Il y a dans le style d'Oliver Rohe — sa propension aux phrases amples, aux propositions qui se répondent, au triplement des adverbes ou des locutions — quelque chose qui rappelle le Hermann Broch de La Mort de Virgile. Jusque dans la qualité de la langue, sa précision, son obsession du sens juste. Et jusque dans la démarche, Rohe manifestant la même détermination que son aîné autrichien à creuser chaque thème, à en explorer les moindres recoins jusqu'à l'épuisement (du langage et, le cas échéant, du lecteur). Le lyrisme en moins, peut-être.

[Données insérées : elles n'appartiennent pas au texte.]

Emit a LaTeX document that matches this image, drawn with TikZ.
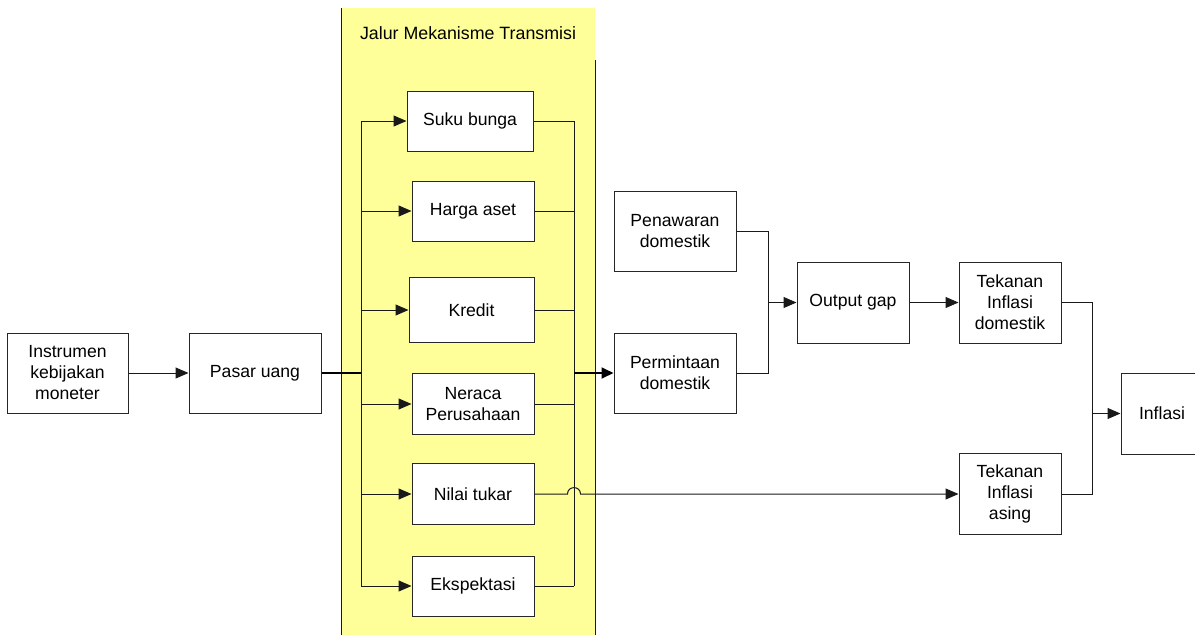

Malgré la gravité essentielle du sujet, malgré la circonscription de l'action aux seules sphères de l'intellect (on peut considérer comme quantité négligeable du récit les quelques allers-retours du narrateur entre son siège et les toilettes de l'avion), malgré l'immobilité foncière de ce récit de voyage, Défaut d'origine est une curiosité littéraire à ne pas négliger. Une fois franchie la difficulté apparente des premières pages, une fois accepté le devoir d'exigence que le récit impose, la quête ontologique d'Oliver Rohe offre de belles satisfactions. Et ouvre des perspectives intéressantes, comme l'idée — l'obsession devrait-on dire — de Roman, selon laquelle les écrivains ne font, en écrivant, que s'approprier les idées des autres, jusque dans leurs moindres détails. Rendant vaine par avance toute tentative d'écriture nouvelle. Donc toute tentative d'expression personnelle. «Personne n'est singulier ; personne n'est original : personne ne peut donc raisonnablement et de quelque manière que ce soit prétendre à l'individualité.